◆ **Dataset items**:

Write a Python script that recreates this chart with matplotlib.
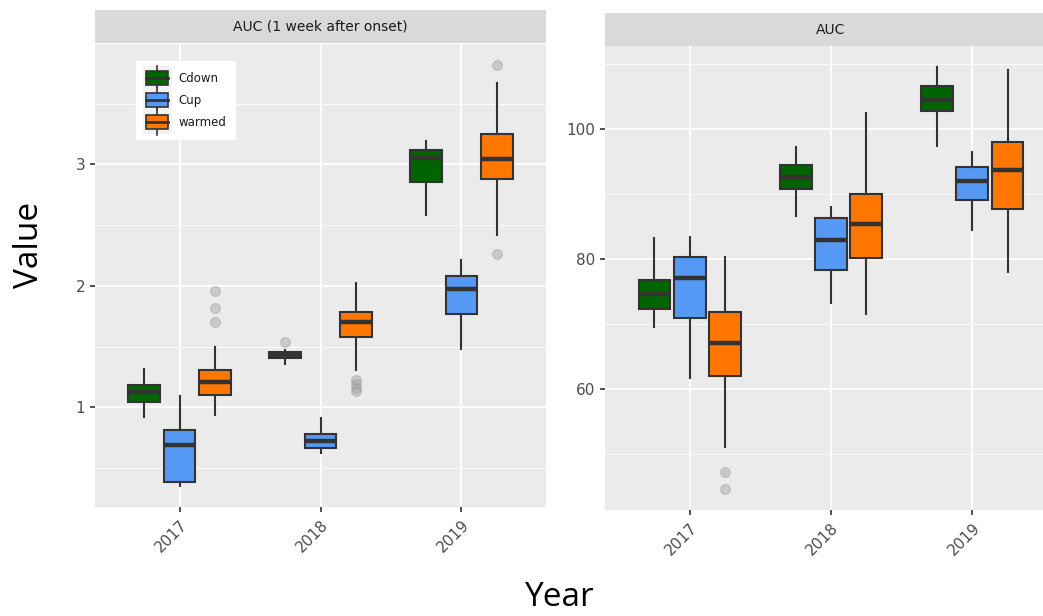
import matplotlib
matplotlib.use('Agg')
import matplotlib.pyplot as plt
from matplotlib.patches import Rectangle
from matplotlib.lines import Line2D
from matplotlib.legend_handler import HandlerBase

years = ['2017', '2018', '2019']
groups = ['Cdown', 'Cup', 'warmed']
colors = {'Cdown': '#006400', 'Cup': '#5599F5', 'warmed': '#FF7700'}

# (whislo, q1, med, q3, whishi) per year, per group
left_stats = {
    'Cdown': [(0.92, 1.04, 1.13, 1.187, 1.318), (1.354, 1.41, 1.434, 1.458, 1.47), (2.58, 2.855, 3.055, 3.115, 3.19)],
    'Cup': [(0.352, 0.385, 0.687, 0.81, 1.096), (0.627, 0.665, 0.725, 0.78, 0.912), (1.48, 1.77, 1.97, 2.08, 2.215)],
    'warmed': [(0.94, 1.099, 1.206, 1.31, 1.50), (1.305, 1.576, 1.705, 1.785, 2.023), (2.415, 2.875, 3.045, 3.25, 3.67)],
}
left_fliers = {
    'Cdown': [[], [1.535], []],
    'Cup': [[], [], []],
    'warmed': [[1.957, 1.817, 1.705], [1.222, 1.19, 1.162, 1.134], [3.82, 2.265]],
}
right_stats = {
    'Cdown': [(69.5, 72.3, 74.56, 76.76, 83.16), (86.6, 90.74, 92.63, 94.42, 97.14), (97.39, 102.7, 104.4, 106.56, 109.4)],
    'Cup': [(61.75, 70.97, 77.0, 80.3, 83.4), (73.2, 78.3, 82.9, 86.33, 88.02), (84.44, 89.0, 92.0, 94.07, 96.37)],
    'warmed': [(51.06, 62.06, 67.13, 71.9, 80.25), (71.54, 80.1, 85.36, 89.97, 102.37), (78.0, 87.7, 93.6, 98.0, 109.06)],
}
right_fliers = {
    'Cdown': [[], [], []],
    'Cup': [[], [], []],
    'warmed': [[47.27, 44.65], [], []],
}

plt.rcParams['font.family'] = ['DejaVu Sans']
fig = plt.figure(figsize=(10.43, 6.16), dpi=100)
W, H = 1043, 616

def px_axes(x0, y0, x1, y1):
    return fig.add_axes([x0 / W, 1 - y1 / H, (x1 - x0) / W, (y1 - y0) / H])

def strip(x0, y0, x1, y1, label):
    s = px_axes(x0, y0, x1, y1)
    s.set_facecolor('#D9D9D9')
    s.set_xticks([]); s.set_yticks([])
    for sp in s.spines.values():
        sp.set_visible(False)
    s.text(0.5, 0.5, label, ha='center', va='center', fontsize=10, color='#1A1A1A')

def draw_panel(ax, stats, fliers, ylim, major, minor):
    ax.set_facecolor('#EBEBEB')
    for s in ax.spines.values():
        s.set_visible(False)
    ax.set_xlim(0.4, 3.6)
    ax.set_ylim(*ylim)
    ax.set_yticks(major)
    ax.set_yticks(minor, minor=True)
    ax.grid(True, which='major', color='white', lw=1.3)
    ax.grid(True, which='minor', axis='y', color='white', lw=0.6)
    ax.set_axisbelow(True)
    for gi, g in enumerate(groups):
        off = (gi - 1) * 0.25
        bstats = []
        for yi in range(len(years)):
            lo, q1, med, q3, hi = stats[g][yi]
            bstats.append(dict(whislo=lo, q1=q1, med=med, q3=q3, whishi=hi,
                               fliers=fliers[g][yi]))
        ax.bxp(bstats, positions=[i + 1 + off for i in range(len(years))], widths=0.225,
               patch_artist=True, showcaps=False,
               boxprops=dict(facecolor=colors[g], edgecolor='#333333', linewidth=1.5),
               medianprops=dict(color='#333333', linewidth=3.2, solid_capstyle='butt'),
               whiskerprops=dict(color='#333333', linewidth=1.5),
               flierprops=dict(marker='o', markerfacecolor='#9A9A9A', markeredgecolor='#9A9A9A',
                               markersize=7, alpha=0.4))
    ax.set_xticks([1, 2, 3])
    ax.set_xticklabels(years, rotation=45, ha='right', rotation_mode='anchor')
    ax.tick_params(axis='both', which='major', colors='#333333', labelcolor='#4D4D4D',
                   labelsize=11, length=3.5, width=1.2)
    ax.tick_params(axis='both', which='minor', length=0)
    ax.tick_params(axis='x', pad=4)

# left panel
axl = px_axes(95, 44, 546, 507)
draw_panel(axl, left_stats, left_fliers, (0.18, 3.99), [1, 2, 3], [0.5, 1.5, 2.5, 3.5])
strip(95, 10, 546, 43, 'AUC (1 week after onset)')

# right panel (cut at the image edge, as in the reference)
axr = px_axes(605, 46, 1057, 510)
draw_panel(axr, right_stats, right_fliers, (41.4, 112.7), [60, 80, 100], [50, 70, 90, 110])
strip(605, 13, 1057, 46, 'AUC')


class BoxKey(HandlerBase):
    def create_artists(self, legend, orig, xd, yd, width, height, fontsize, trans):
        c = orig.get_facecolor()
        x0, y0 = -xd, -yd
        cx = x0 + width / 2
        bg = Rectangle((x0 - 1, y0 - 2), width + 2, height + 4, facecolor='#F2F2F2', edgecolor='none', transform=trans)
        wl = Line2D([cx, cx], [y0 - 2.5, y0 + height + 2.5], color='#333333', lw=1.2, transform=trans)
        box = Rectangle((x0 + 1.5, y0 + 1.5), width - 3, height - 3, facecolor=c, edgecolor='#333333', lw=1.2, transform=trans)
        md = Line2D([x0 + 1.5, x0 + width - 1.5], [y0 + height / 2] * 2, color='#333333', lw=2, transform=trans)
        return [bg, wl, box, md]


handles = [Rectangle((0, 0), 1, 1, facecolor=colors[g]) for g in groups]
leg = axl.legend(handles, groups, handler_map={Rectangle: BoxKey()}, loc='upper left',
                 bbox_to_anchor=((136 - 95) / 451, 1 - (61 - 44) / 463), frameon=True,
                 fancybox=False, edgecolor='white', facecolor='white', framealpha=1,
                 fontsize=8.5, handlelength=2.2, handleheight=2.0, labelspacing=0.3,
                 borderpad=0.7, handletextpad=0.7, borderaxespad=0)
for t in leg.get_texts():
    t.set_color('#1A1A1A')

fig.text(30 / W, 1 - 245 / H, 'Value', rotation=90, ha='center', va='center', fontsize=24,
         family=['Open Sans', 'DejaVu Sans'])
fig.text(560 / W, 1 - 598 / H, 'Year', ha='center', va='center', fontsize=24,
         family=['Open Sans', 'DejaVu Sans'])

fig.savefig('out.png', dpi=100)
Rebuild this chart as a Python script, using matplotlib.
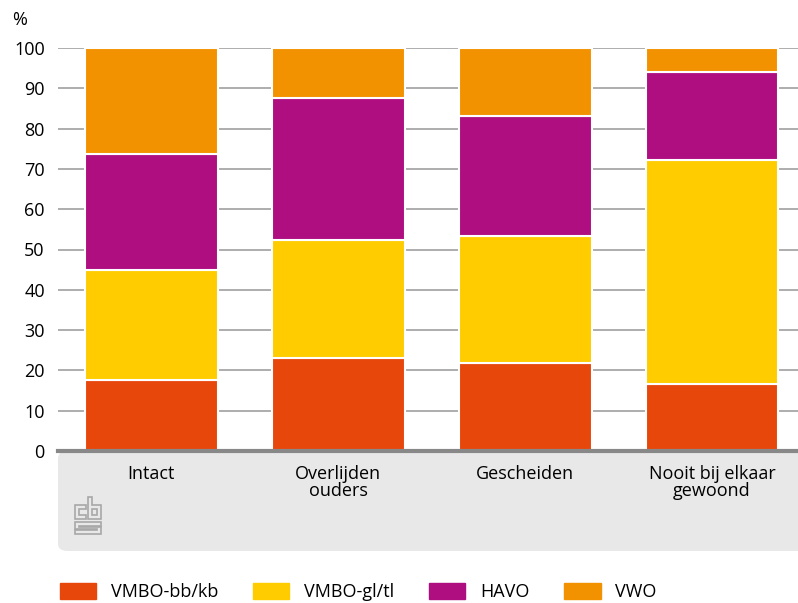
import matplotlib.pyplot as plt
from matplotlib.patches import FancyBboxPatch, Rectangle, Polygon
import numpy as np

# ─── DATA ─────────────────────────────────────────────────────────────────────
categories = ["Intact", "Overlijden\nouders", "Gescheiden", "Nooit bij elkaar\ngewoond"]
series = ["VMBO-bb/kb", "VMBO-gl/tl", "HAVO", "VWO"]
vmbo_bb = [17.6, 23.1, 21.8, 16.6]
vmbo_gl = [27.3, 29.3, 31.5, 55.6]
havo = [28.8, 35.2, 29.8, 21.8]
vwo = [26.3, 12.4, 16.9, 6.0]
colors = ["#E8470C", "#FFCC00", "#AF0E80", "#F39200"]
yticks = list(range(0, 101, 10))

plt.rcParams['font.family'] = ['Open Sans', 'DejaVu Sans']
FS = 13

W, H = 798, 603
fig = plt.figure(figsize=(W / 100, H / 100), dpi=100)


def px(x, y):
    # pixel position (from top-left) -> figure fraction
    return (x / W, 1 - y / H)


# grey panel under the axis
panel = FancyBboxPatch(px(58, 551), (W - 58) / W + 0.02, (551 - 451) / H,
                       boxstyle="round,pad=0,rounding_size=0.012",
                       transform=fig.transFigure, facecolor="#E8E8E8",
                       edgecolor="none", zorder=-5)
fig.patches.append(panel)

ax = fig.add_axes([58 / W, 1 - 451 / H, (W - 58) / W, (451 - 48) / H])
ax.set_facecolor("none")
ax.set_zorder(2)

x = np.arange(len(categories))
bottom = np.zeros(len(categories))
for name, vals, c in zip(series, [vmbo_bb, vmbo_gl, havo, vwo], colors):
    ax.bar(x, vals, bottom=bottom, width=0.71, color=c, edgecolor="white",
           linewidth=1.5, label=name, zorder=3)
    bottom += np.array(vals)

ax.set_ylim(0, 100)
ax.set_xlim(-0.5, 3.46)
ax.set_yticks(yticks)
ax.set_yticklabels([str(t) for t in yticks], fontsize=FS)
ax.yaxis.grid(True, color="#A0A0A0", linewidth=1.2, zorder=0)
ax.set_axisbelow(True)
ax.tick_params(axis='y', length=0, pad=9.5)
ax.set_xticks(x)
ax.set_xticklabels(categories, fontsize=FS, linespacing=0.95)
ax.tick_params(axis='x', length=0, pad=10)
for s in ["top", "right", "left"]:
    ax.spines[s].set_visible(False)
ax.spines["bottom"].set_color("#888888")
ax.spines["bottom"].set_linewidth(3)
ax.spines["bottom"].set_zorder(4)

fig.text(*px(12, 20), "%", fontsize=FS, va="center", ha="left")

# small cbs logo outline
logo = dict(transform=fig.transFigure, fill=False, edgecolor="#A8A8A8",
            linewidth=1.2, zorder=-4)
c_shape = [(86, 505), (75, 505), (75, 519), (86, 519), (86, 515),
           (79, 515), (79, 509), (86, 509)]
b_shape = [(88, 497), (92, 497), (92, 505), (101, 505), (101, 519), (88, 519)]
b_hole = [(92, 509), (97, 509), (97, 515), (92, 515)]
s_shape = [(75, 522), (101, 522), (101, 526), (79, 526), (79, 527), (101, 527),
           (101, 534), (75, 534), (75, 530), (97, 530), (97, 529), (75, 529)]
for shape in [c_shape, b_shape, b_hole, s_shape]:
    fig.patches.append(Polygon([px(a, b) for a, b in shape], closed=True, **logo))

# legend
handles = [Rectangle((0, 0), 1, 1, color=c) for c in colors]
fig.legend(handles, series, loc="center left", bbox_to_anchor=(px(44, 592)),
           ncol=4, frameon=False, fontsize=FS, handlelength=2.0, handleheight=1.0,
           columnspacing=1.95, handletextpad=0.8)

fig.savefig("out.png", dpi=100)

◆ **Goal**: Keep to the stretch from the line containing "Rebuild this chart" through the line containing "bottom += np.array(vals)", both ends included, and copy it exactly from the listing above, minus the pictures.

◆ **Correct response**:
Rebuild this chart as a Python script, using matplotlib.
import matplotlib.pyplot as plt
from matplotlib.patches import FancyBboxPatch, Rectangle, Polygon
import numpy as np

# ─── DATA ─────────────────────────────────────────────────────────────────────
categories = ["Intact", "Overlijden\nouders", "Gescheiden", "Nooit bij elkaar\ngewoond"]
series = ["VMBO-bb/kb", "VMBO-gl/tl", "HAVO", "VWO"]
vmbo_bb = [17.6, 23.1, 21.8, 16.6]
vmbo_gl = [27.3, 29.3, 31.5, 55.6]
havo = [28.8, 35.2, 29.8, 21.8]
vwo = [26.3, 12.4, 16.9, 6.0]
colors = ["#E8470C", "#FFCC00", "#AF0E80", "#F39200"]
yticks = list(range(0, 101, 10))

plt.rcParams['font.family'] = ['Open Sans', 'DejaVu Sans']
FS = 13

W, H = 798, 603
fig = plt.figure(figsize=(W / 100, H / 100), dpi=100)


def px(x, y):
    # pixel position (from top-left) -> figure fraction
    return (x / W, 1 - y / H)


# grey panel under the axis
panel = FancyBboxPatch(px(58, 551), (W - 58) / W + 0.02, (551 - 451) / H,
                       boxstyle="round,pad=0,rounding_size=0.012",
                       transform=fig.transFigure, facecolor="#E8E8E8",
                       edgecolor="none", zorder=-5)
fig.patches.append(panel)

ax = fig.add_axes([58 / W, 1 - 451 / H, (W - 58) / W, (451 - 48) / H])
ax.set_facecolor("none")
ax.set_zorder(2)

x = np.arange(len(categories))
bottom = np.zeros(len(categories))
for name, vals, c in zip(series, [vmbo_bb, vmbo_gl, havo, vwo], colors):
    ax.bar(x, vals, bottom=bottom, width=0.71, color=c, edgecolor="white",
           linewidth=1.5, label=name, zorder=3)
    bottom += np.array(vals)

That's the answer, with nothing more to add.